» **WORK TO COMPLETE**:
Begin with the opening line of the records and extract each line through the one holding "0.825, 0.815, 0.81];"; pictures are not part of the copy.

** START **

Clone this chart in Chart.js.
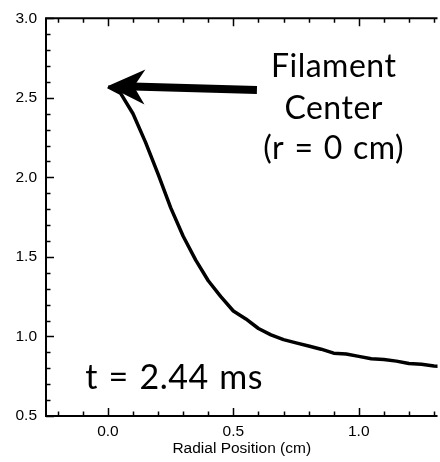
<!DOCTYPE html>
<html>
<head>
<meta charset="utf-8">
<script src="https://cdn.jsdelivr.net/npm/chart.js@4/dist/chart.umd.min.js"></script>
<style>
  html, body { margin: 0; padding: 0; background: #fff; }
  #wrap { width: 440px; height: 462px; }
</style>
</head>
<body>
<div id="wrap"><canvas id="myChart"></canvas></div>
<script>
// radial profile at t = 2.44 ms
const radius = [0, 0.05, 0.1, 0.15, 0.2, 0.25, 0.3, 0.35, 0.4, 0.45, 0.5, 0.55, 0.6, 0.65, 0.7,
  0.75, 0.8, 0.85, 0.9, 0.95, 1.0, 1.05, 1.1, 1.15, 1.2, 1.25, 1.3, 1.35];
const profile = [2.57, 2.53, 2.40, 2.22, 2.02, 1.81, 1.63, 1.48, 1.35, 1.25, 1.16, 1.11, 1.05, 1.01, 0.98,
  0.96, 0.94, 0.92, 0.895, 0.89, 0.875, 0.86, 0.855, 0.845, 0.83, 0.825, 0.815, 0.81];

// tick positions (minor every 0.1, labels on the 0.5 ones)
const xTicks = [-0.2, -0.1, 0.0, 0.1, 0.2, 0.3, 0.4, 0.5, 0.6, 0.7, 0.8, 0.9, 1.0, 1.1, 1.2, 1.3];
const yTicks = [0.5, 0.6, 0.7, 0.8, 0.9, 1.0, 1.1, 1.2, 1.3, 1.4, 1.5, 1.6, 1.7, 1.8, 1.9,
  2.0, 2.1, 2.2, 2.3, 2.4, 2.5, 2.6, 2.7, 2.8, 2.9, 3.0];
const xLabels = { "0": "0.0", "0.5": "0.5", "1": "1.0" };
const yLabels = { "0.5": "0.5", "1": "1.0", "1.5": "1.5", "2": "2.0", "2.5": "2.5", "3": "3.0" };

// annotations, in data units
const arrowTip = [0.0, 2.575];
const arrowTail = [0.594, 2.55];
const noteLines = ["Filament", "Center", "(r = 0 cm)"];
const noteX = 0.9;
const noteY = [2.631, 2.369, 2.1125];
const timeLabel = "t = 2.44 ms";
const timePos = [-0.091, 0.669];

const isMajor = v => Math.abs(v * 2 - Math.round(v * 2)) < 1e-6;

// axes frame + inward ticks, arrow and text
const framePlugin = {
  id: "frame",
  afterDraw(chart) {
    const ctx = chart.ctx;
    const a = chart.chartArea;
    const xs = chart.scales.x, ys = chart.scales.y;
    ctx.save();
    ctx.strokeStyle = "#000";
    ctx.lineWidth = 2;
    ctx.beginPath();
    ctx.moveTo(a.right, a.top);
    ctx.lineTo(a.left, a.top);
    ctx.lineTo(a.left, a.bottom);
    ctx.lineTo(a.right, a.bottom);
    ctx.stroke();

    ctx.lineWidth = 1.5;
    ctx.beginPath();
    xTicks.forEach(v => {
      const px = Math.round(xs.getPixelForValue(v)) + 0.5;
      const len = isMajor(v) ? 8 : 4.5;
      ctx.moveTo(px, a.bottom); ctx.lineTo(px, a.bottom - len);
      ctx.moveTo(px, a.top); ctx.lineTo(px, a.top + len);
    });
    yTicks.forEach(v => {
      const py = Math.round(ys.getPixelForValue(v)) + 0.5;
      const len = isMajor(v) ? 8 : 4.5;
      ctx.moveTo(a.left, py); ctx.lineTo(a.left + len, py);
    });
    ctx.stroke();

    // arrow
    const tx = xs.getPixelForValue(arrowTip[0]), ty = ys.getPixelForValue(arrowTip[1]);
    const ex = xs.getPixelForValue(arrowTail[0]), ey = ys.getPixelForValue(arrowTail[1]);
    const d = Math.hypot(ex - tx, ey - ty);
    const ux = (ex - tx) / d, uy = (ey - ty) / d;
    const nx = -uy, ny = ux;
    ctx.fillStyle = "#000";
    ctx.lineWidth = 8;
    ctx.lineCap = "butt";
    ctx.beginPath();
    ctx.moveTo(tx + ux * 25, ty + uy * 25);
    ctx.lineTo(ex, ey);
    ctx.stroke();
    ctx.beginPath();
    ctx.moveTo(tx, ty);
    ctx.lineTo(tx + ux * 37 + nx * 17.5, ty + uy * 37 + ny * 17.5);
    ctx.lineTo(tx + ux * 26, ty + uy * 26);
    ctx.lineTo(tx + ux * 37 - nx * 17.5, ty + uy * 37 - ny * 17.5);
    ctx.closePath();
    ctx.fill();

    // text
    ctx.letterSpacing = "0.5px";
    ctx.wordSpacing = "1.5px";
    ctx.font = "32px Lato";
    ctx.textAlign = "center";
    ctx.textBaseline = "alphabetic";
    noteLines.forEach((s, i) => {
      ctx.fillText(s, xs.getPixelForValue(noteX), ys.getPixelForValue(noteY[i]));
    });
    ctx.textAlign = "left";
    ctx.font = "34px Lato";
    ctx.fillText(timeLabel, xs.getPixelForValue(timePos[0]), ys.getPixelForValue(timePos[1]));
    ctx.restore();
  }
};

const data = {
  labels: radius,
  datasets: [
    {
      label: "profile",
      data: radius.map((r, i) => ({ x: r, y: profile[i] })),
      borderColor: "#000",
      borderWidth: 3.5,
      borderJoinStyle: "round",
      fill: false,
      tension: 0,
    }
  ],
};

const config = {
  type: "line",
  data: data,
  options: {
    responsive: true,
    maintainAspectRatio: false,
    animation: false,
    layout: { padding: { top: 16, right: 0, left: 0, bottom: 0 } },
    elements: { point: { radius: 0 } },
    plugins: {
      legend: false,
      tooltip: { enabled: false },
    },
    scales: {
      x: {
        type: "linear",
        min: -0.247,
        max: 1.314,
        border: { display: false },
        grid: { display: false, drawTicks: false },
        afterBuildTicks: s => { s.ticks = xTicks.map(v => ({ value: v })); },
        afterFit: s => { s.height = 46; },
        ticks: {
          autoSkip: false,
          maxRotation: 0,
          padding: 6,
          color: "#000",
          font: { family: "Liberation Sans", size: 15.5 },
          callback: v => xLabels[String(Math.round(v * 10) / 10)] || "",
        },
        title: {
          display: true,
          text: "Radial Position (cm)",
          color: "#000",
          font: { family: "Liberation Sans", size: 15.5 },
          padding: { top: 0, bottom: 4 },
        },
      },
      y: {
        min: 0.5,
        max: 3.0,
        border: { display: false },
        grid: { display: false, drawTicks: false },
        afterBuildTicks: s => { s.ticks = yTicks.map(v => ({ value: v })); },
        afterFit: s => { s.width = 46; },
        ticks: {
          autoSkip: false,
          padding: 9,
          color: "#000",
          font: { family: "Liberation Sans", size: 15.5 },
          callback: v => yLabels[String(Math.round(v * 10) / 10)] || "",
        },
      },
    },
  },
  plugins: [framePlugin],
};

const context = document.getElementById("myChart").getContext("2d");
const chart = new Chart(context, config);
</script>
</body>
</html>
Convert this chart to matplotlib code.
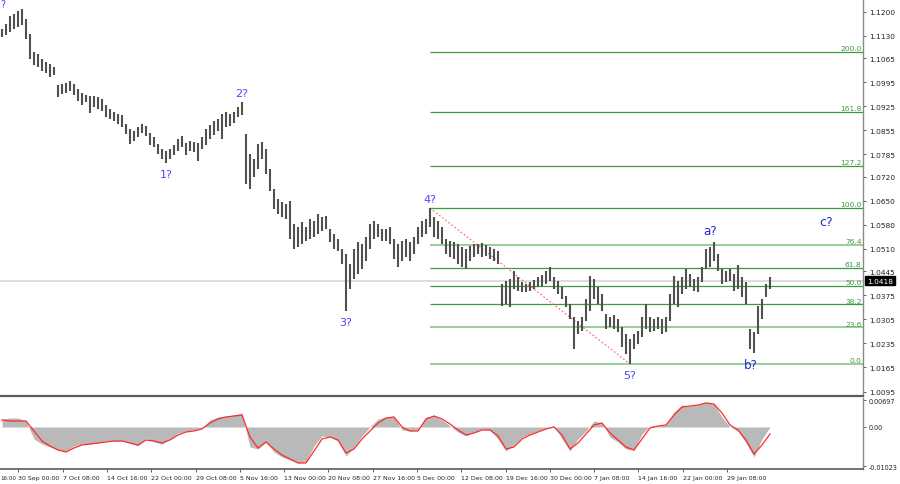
import matplotlib
matplotlib.use("Agg")
import matplotlib.pyplot as plt
import matplotlib.transforms as mtransforms
import numpy as np

# ---------------- data ----------------
bar_high = [1.1150,1.1164,1.1187,1.1193,1.1202,1.1208,1.1179,1.1135,1.1083,1.1077,
 1.1062,1.1054,1.1048,1.1039,1.0987,1.0990,1.0993,1.0998,1.0990,1.0975,
 1.0963,1.0958,1.0955,1.0955,1.0952,1.0946,1.0929,1.0917,1.0908,1.0902,
 1.0899,1.0873,1.0859,1.0853,1.0865,1.0873,1.0867,1.0847,1.0835,1.0815,
 1.0801,1.0795,1.0801,1.0812,1.0830,1.0838,1.0818,1.0824,1.0821,1.0818,
 1.0835,1.0859,1.0870,1.0882,1.0888,1.0902,1.0908,1.0902,1.0908,1.0923,
 1.0937,1.0844,1.0786,1.0771,1.0815,1.0821,1.0801,1.0742,1.0684,1.0655,
 1.0646,1.0640,1.0649,1.0582,1.0574,1.0588,1.0574,1.0597,1.0591,1.0611,
 1.0603,1.0606,1.0568,1.0553,1.0539,1.0510,1.0495,1.0466,1.0510,1.0530,
 1.0524,1.0544,1.0582,1.0591,1.0582,1.0568,1.0568,1.0574,1.0539,1.0524,
 1.0533,1.0539,1.0530,1.0544,1.0574,1.0591,1.0597,1.0629,1.0603,1.0591,
 1.0574,1.0539,1.0533,1.0530,1.0524,1.0515,1.0510,1.0518,1.0524,1.0524,
 1.0527,1.0521,1.0515,1.0510,1.0504,1.0408,1.0416,1.0422,1.0446,1.0428,
 1.0414,1.0408,1.0414,1.0419,1.0428,1.0434,1.0446,1.0457,1.0428,1.0416,
 1.0399,1.0373,1.0349,1.0312,1.0300,1.0312,1.0364,1.0431,1.0422,1.0399,
 1.0379,1.0320,1.0312,1.0317,1.0306,1.0283,1.0262,1.0248,1.0262,1.0271,
 1.0312,1.0349,1.0312,1.0306,1.0312,1.0306,1.0312,1.0379,1.0431,1.0416,
 1.0428,1.0451,1.0437,1.0422,1.0428,1.0457,1.0510,1.0515,1.0530,1.0495,
 1.0451,1.0446,1.0451,1.0437,1.0463,1.0428,1.0414,1.0277,1.0268,1.0344,
 1.0364,1.0408,1.0428]

bar_low = [1.1126,1.1132,1.1141,1.1150,1.1156,1.1161,1.1121,1.1062,1.1045,1.1039,
 1.1027,1.1022,1.1010,1.1016,1.0952,1.0961,1.0963,1.0969,1.0958,1.0940,
 1.0929,1.0937,1.0905,1.0923,1.0917,1.0911,1.0894,1.0888,1.0882,1.0873,
 1.0865,1.0844,1.0815,1.0824,1.0835,1.0847,1.0838,1.0812,1.0806,1.0786,
 1.0771,1.0760,1.0771,1.0783,1.0795,1.0806,1.0783,1.0795,1.0792,1.0766,
 1.0801,1.0812,1.0830,1.0841,1.0853,1.0830,1.0865,1.0867,1.0876,1.0894,
 1.0899,1.0699,1.0684,1.0719,1.0742,1.0771,1.0728,1.0678,1.0626,1.0611,
 1.0603,1.0597,1.0539,1.0510,1.0515,1.0524,1.0533,1.0539,1.0544,1.0553,
 1.0562,1.0568,1.0530,1.0510,1.0504,1.0466,1.0329,1.0393,1.0422,1.0437,
 1.0451,1.0475,1.0510,1.0539,1.0544,1.0533,1.0533,1.0524,1.0480,1.0457,
 1.0475,1.0486,1.0475,1.0495,1.0524,1.0544,1.0553,1.0574,1.0544,1.0539,
 1.0524,1.0495,1.0486,1.0480,1.0466,1.0457,1.0451,1.0475,1.0486,1.0495,
 1.0486,1.0489,1.0480,1.0475,1.0466,1.0344,1.0349,1.0341,1.0393,1.0387,
 1.0384,1.0384,1.0387,1.0393,1.0399,1.0402,1.0408,1.0416,1.0393,1.0379,
 1.0364,1.0341,1.0306,1.0219,1.0262,1.0271,1.0300,1.0329,1.0364,1.0349,
 1.0329,1.0277,1.0283,1.0277,1.0268,1.0224,1.0204,1.0175,1.0219,1.0233,
 1.0253,1.0277,1.0268,1.0271,1.0277,1.0262,1.0268,1.0300,1.0349,1.0341,
 1.0379,1.0393,1.0399,1.0387,1.0384,1.0414,1.0451,1.0457,1.0475,1.0446,
 1.0408,1.0414,1.0416,1.0387,1.0393,1.0370,1.0349,1.0219,1.0207,1.0262,
 1.0306,1.0370,1.0393]

osc_hist = [0.00208,0.00234,0.00234,0.00156,-0.00312,-0.00442,-0.00520,-0.00598,-0.00624,-0.00494,
 -0.00442,-0.00442,-0.00416,-0.00364,-0.00364,-0.00364,-0.00416,-0.00494,-0.00286,-0.00390,
 -0.00442,-0.00312,-0.00156,-0.00104,-0.00078,-0.00026,0.00182,0.00260,0.00286,0.00312,
 0.00364,-0.00520,-0.00572,-0.00390,-0.00650,-0.00780,-0.00858,-0.00936,-0.00910,-0.00494,
 -0.00234,-0.00260,-0.00364,-0.00754,-0.00520,-0.00234,0.0,0.00208,0.00260,0.00260,
 -0.00078,-0.00104,-0.00078,0.00260,0.00286,0.00182,0.00026,-0.00130,-0.00234,-0.00130,
 -0.00052,-0.00078,-0.00312,-0.00624,-0.00468,-0.00260,-0.00182,-0.00104,-0.00026,0.00026,
 -0.00312,-0.00624,-0.00312,-0.00104,0.00156,0.00104,-0.00260,-0.00390,-0.00572,-0.00598,
 -0.00182,0.00026,0.00026,0.00052,0.00390,0.00572,0.00546,0.00572,0.00650,0.00598,
 0.00260,0.0,-0.00104,-0.00416,-0.00780,-0.00312,0.0]

osc_signal = [0.00182,0.00156,0.00156,0.00156,-0.00104,-0.00364,-0.00494,-0.00598,-0.00650,-0.00546,
 -0.00468,-0.00442,-0.00416,-0.00390,-0.00364,-0.00364,-0.00416,-0.00468,-0.00338,-0.00364,
 -0.00416,-0.00338,-0.00208,-0.00130,-0.00104,-0.00052,0.00104,0.00208,0.00260,0.00286,
 0.00312,-0.00260,-0.00546,-0.00390,-0.00572,-0.00728,-0.00832,-0.00936,-0.00936,-0.00624,
 -0.00312,-0.00260,-0.00338,-0.00676,-0.00572,-0.00312,-0.00104,0.00104,0.00234,0.00260,
 0.0,-0.00104,-0.00104,0.00208,0.00286,0.00208,0.00078,-0.00078,-0.00208,-0.00156,
 -0.00078,-0.00078,-0.00234,-0.00572,-0.00520,-0.00312,-0.00208,-0.00130,-0.00052,0.0,
 -0.00208,-0.00572,-0.00416,-0.00182,0.00052,0.00104,-0.00156,-0.00338,-0.00520,-0.00598,
 -0.00312,-0.00026,0.00026,0.00052,0.00312,0.00520,0.00546,0.00572,0.00624,0.00598,
 0.00364,0.00052,-0.00078,-0.00338,-0.00702,-0.00468,-0.00182]

price_ticks = [1.1200, 1.1130, 1.1065, 1.0995, 1.0925, 1.0855, 1.0785, 1.0720, 1.0650,
               1.0580, 1.0510, 1.0445, 1.0375, 1.0305, 1.0235, 1.0165, 1.0095]
osc_ticks = [0.00697, 0.00, -0.01023]
osc_tick_labels = ["0.00697", "0.00", "-0.01023"]
first_date_label = "16:00"
date_labels = ["30 Sep 00:00", "7 Oct 08:00", "14 Oct 16:00", "22 Oct 00:00",
               "29 Oct 08:00", "5 Nov 16:00", "13 Nov 00:00", "20 Nov 08:00", "27 Nov 16:00",
               "5 Dec 00:00", "12 Dec 08:00", "19 Dec 16:00", "30 Dec 00:00", "7 Jan 08:00",
               "14 Jan 16:00", "22 Jan 00:00", "29 Jan 08:00"]
current_price = 1.0418
fib_levels = [0.0, 23.6, 38.2, 50.0, 61.8, 76.4, 100.0, 127.2, 161.8, 200.0]
fib_start_bar = 107      # wave 4? top
fib_end_bar = 157        # wave 5? bottom
wave_labels = ["1?", "2?", "3?", "4?", "5?", "a?", "b?"]
wave_bars = [41, 60, 86, 107, 157, 178, 188]
wave_side = ["low", "high", "low", "high", "low", "high", "low"]
c_label_bar = 206
c_label_price = 1.0591

# ---------------- layout ----------------
W, H = 900, 485
fig = plt.figure(figsize=(9, 4.85), dpi=100)
fig.patch.set_facecolor("white")
right_px = 863
ax = fig.add_axes([0, (H - 397) / H, right_px / W, 397 / H])
ax2 = fig.add_axes([0, (H - 470) / H, right_px / W, (470 - 399) / H])

n = len(bar_high)
idx = np.arange(n)
xlim = (-0.5, 215.25)

# main chart
ax.axhline(current_price, color="#dadada", lw=1.3, zorder=0)

fib_hi = bar_high[fib_start_bar]
fib_lo = bar_low[fib_end_bar]
light = {0.0, 23.6, 76.4}
for lvl in fib_levels:
    p = fib_lo + (fib_hi - fib_lo) * lvl / 100.0
    if lvl in light:
        ax.hlines(p, fib_start_bar, xlim[1], color="#97d197", lw=1.4, zorder=1)
    else:
        ax.hlines(p, fib_start_bar, xlim[1], color="#3d9b3d", lw=0.9, zorder=1)
    ax.annotate("%.1f" % lvl, xy=(xlim[1], p), xytext=(-1.0, 0.4), textcoords="offset points",
                ha="right", va="bottom", fontsize=5.4, color="#3d9b3d",
                family="DejaVu Sans", annotation_clip=False)

ax.plot([fib_start_bar, fib_end_bar], [fib_hi, fib_lo], color="#ff5a5a", lw=0.8,
        ls=(0, (1.5, 2.0)), zorder=2)

ax.vlines(idx, bar_low, bar_high, color="#505050", lw=1.5, zorder=3)

# wave labels
for lab, b, side in zip(wave_labels, wave_bars, wave_side):
    letter = lab[0].isalpha()
    col = "#2626d4" if letter else "#4848ff"
    if side == "high":
        y = bar_high[b]
        dy = 8.5 if letter else 6.5
    else:
        y = bar_low[b]
        dy = -8.5 if letter else -8.0
    dx = -2.5 if letter else 0
    ax.annotate(lab, xy=(b, y), xytext=(dx, dy), textcoords="offset points",
                ha="center", va="center", fontsize=8.6 if letter else 8,
                color=col, family="DejaVu Sans")
ax.text(c_label_bar, c_label_price, "c?", ha="center", va="center", fontsize=9,
        color="#2626d4", family="DejaVu Sans")
ax.text(0.0, 0.999, "?", transform=ax.transAxes, ha="left", va="top", fontsize=7,
        color="#4848ff")

# axis styling
for a in (ax, ax2):
    a.spines["top"].set_visible(False)
    a.spines["left"].set_visible(False)
    a.spines["right"].set_color("#8a8a8a")
    a.spines["right"].set_linewidth(1.0)
    a.yaxis.tick_right()
    a.tick_params(axis="y", which="both", length=2.5, width=0.6, color="#444444",
                  labelsize=5.3, labelcolor="#222222", pad=2)
    a.set_facecolor("white")

ax.spines["bottom"].set_color("#5a5a5a")
ax.spines["bottom"].set_linewidth(1.6)
ax.set_xticks([])
ax.set_yticks(price_ticks)
ax.set_yticklabels(["%.4f" % v for v in price_ticks], family="DejaVu Sans")
ax.set_xlim(*xlim)
ax.set_ylim(1.0082, 1.1237)

# current price box
trans = mtransforms.blended_transform_factory(ax.transAxes, ax.transData)
ax.text(1.0045, current_price, "%.4f" % current_price, transform=trans, ha="left", va="center",
        fontsize=5.3, color="white", family="DejaVu Sans",
        bbox=dict(boxstyle="square,pad=0.25", fc="black", ec="black"), clip_on=False, zorder=10)

# oscillator
ko = np.arange(len(osc_hist)) * 2
ax2.fill_between(ko, 0, osc_hist, color="#b9b9b9", lw=0, zorder=1)
ax2.plot(ko, osc_signal, color="#ff2b2b", lw=0.9, zorder=2)
ax2.spines["bottom"].set_color("#5a5a5a")
ax2.spines["bottom"].set_linewidth(1.2)
ax2.set_yticks(osc_ticks)
ax2.set_yticklabels(osc_tick_labels, family="DejaVu Sans")
ax2.tick_params(axis="y", labelsize=4.7, pad=1.5)

tick_pos = [4.075 + 11.075 * j for j in range(len(date_labels))]
ax2.set_xticks(tick_pos)
ax2.set_xticklabels(date_labels, family="DejaVu Sans")
ax2.tick_params(axis="x", length=2.5, width=0.6, color="#444444", labelsize=4.5,
                labelcolor="#222222", pad=1.5)
for t in ax2.get_xticklabels():
    t.set_ha("left")
ax2.set_xlim(*xlim)
ax2.set_ylim(-0.01092, 0.00754)

# leftmost date label (only its time part is in view)
ax2.annotate(first_date_label, xy=(0, 0), xycoords="axes fraction", xytext=(0.1, -4.0),
             textcoords="offset points", ha="left", va="top", fontsize=4.0,
             color="#222222", family="DejaVu Sans", annotation_clip=False)

fig.savefig("out.png", dpi=100, facecolor="white")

** END **

» **THE SOLUTION**:
Clone this chart in Chart.js.
<!DOCTYPE html>
<html>
<head>
<meta charset="utf-8">
<script src="https://cdn.jsdelivr.net/npm/chart.js@4/dist/chart.umd.min.js"></script>
<style>
  html, body { margin: 0; padding: 0; background: #fff; }
  #wrap { width: 440px; height: 462px; }
</style>
</head>
<body>
<div id="wrap"><canvas id="myChart"></canvas></div>
<script>
// radial profile at t = 2.44 ms
const radius = [0, 0.05, 0.1, 0.15, 0.2, 0.25, 0.3, 0.35, 0.4, 0.45, 0.5, 0.55, 0.6, 0.65, 0.7,
  0.75, 0.8, 0.85, 0.9, 0.95, 1.0, 1.05, 1.1, 1.15, 1.2, 1.25, 1.3, 1.35];
const profile = [2.57, 2.53, 2.40, 2.22, 2.02, 1.81, 1.63, 1.48, 1.35, 1.25, 1.16, 1.11, 1.05, 1.01, 0.98,
  0.96, 0.94, 0.92, 0.895, 0.89, 0.875, 0.86, 0.855, 0.845, 0.83, 0.825, 0.815, 0.81];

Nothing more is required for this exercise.